# What the task requires
Restate, exactly and only, the lines from the first through the line containing "1, 1, 1, 1, 1];".

— start of Supplied data —

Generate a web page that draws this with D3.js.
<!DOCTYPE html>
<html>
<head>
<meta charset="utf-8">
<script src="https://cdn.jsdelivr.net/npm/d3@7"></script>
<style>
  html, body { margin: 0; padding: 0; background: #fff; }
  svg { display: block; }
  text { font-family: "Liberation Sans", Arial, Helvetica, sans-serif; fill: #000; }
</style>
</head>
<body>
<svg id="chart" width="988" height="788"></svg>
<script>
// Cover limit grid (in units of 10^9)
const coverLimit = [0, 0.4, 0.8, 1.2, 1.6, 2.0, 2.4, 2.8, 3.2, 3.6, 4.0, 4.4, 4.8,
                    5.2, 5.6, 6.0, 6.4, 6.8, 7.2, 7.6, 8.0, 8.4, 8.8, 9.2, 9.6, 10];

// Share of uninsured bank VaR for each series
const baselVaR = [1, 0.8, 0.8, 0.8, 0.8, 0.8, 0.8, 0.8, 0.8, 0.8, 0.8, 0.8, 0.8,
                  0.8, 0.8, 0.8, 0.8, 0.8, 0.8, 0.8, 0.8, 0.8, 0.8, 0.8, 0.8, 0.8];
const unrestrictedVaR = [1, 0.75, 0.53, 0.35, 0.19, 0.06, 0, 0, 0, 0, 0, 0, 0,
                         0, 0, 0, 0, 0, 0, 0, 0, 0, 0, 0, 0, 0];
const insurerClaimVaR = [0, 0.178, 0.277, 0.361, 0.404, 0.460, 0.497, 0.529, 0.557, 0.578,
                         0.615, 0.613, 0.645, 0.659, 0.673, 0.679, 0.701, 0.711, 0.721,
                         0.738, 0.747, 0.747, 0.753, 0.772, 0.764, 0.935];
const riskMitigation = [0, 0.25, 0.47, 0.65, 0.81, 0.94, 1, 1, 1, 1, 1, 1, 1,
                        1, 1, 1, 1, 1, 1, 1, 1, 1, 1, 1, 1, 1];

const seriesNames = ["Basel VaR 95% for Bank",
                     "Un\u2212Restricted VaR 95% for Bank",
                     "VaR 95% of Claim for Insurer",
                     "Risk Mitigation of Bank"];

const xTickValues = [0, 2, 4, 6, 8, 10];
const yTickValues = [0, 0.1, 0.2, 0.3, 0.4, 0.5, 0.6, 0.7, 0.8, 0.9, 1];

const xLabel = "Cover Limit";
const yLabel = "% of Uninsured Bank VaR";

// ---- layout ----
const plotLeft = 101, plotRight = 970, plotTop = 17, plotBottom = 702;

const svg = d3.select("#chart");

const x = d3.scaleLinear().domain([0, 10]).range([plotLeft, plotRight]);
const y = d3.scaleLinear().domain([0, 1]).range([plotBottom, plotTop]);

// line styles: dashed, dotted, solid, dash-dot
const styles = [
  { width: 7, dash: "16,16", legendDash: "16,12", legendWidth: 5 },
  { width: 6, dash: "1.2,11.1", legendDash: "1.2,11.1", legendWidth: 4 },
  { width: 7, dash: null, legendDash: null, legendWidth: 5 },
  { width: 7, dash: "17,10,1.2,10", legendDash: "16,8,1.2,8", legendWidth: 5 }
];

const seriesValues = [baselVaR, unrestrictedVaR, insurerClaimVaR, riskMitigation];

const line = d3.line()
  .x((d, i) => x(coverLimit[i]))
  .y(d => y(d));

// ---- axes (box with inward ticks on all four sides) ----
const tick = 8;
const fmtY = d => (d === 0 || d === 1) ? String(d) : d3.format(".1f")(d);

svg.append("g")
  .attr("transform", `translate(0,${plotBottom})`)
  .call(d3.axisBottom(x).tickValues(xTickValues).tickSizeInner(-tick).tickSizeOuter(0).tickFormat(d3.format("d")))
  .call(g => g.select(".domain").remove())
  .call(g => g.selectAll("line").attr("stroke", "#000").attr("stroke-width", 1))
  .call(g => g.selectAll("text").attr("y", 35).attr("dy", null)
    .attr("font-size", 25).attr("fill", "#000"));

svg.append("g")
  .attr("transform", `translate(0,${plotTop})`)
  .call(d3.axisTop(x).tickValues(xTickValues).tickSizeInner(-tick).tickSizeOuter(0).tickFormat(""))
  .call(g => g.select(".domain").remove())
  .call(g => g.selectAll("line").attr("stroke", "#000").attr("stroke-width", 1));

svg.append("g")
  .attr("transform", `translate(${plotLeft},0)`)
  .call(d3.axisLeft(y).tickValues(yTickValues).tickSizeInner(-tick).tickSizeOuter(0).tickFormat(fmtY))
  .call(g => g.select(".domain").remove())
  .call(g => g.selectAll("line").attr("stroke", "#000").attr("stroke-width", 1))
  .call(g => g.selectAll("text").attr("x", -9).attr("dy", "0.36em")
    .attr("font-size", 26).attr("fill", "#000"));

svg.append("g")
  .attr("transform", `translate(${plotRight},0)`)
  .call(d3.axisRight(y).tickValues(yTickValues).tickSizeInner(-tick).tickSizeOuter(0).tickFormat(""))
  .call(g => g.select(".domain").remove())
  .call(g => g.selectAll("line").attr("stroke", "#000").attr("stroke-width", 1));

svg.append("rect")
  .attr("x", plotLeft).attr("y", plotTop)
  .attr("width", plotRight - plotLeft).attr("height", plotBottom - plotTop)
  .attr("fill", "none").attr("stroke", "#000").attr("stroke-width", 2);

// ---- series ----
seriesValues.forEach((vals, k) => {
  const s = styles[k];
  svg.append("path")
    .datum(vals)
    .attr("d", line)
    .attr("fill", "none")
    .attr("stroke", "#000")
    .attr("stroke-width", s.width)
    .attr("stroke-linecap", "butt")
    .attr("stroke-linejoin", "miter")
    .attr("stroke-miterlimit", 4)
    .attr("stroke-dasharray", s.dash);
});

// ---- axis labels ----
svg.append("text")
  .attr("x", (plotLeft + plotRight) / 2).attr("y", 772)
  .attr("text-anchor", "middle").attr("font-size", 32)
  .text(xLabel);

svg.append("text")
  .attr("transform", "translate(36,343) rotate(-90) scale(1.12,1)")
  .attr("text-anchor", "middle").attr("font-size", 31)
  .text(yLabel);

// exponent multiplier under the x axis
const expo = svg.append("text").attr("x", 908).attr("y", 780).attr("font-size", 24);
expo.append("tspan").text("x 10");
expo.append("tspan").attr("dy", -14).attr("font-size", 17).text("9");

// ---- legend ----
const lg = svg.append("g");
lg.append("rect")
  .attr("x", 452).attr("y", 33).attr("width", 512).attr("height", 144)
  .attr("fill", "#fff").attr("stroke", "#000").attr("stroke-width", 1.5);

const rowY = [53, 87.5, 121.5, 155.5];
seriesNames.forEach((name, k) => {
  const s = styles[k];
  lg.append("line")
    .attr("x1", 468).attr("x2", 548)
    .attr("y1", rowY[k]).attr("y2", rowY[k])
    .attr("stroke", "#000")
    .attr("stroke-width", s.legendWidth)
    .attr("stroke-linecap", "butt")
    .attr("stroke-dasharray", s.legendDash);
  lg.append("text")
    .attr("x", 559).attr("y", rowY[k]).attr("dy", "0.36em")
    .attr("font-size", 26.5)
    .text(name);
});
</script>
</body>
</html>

— end of Supplied data —

# Task answer
Generate a web page that draws this with D3.js.
<!DOCTYPE html>
<html>
<head>
<meta charset="utf-8">
<script src="https://cdn.jsdelivr.net/npm/d3@7"></script>
<style>
  html, body { margin: 0; padding: 0; background: #fff; }
  svg { display: block; }
  text { font-family: "Liberation Sans", Arial, Helvetica, sans-serif; fill: #000; }
</style>
</head>
<body>
<svg id="chart" width="988" height="788"></svg>
<script>
// Cover limit grid (in units of 10^9)
const coverLimit = [0, 0.4, 0.8, 1.2, 1.6, 2.0, 2.4, 2.8, 3.2, 3.6, 4.0, 4.4, 4.8,
                    5.2, 5.6, 6.0, 6.4, 6.8, 7.2, 7.6, 8.0, 8.4, 8.8, 9.2, 9.6, 10];

// Share of uninsured bank VaR for each series
const baselVaR = [1, 0.8, 0.8, 0.8, 0.8, 0.8, 0.8, 0.8, 0.8, 0.8, 0.8, 0.8, 0.8,
                  0.8, 0.8, 0.8, 0.8, 0.8, 0.8, 0.8, 0.8, 0.8, 0.8, 0.8, 0.8, 0.8];
const unrestrictedVaR = [1, 0.75, 0.53, 0.35, 0.19, 0.06, 0, 0, 0, 0, 0, 0, 0,
                         0, 0, 0, 0, 0, 0, 0, 0, 0, 0, 0, 0, 0];
const insurerClaimVaR = [0, 0.178, 0.277, 0.361, 0.404, 0.460, 0.497, 0.529, 0.557, 0.578,
                         0.615, 0.613, 0.645, 0.659, 0.673, 0.679, 0.701, 0.711, 0.721,
                         0.738, 0.747, 0.747, 0.753, 0.772, 0.764, 0.935];
const riskMitigation = [0, 0.25, 0.47, 0.65, 0.81, 0.94, 1, 1, 1, 1, 1, 1, 1,
                        1, 1, 1, 1, 1, 1, 1, 1, 1, 1, 1, 1, 1];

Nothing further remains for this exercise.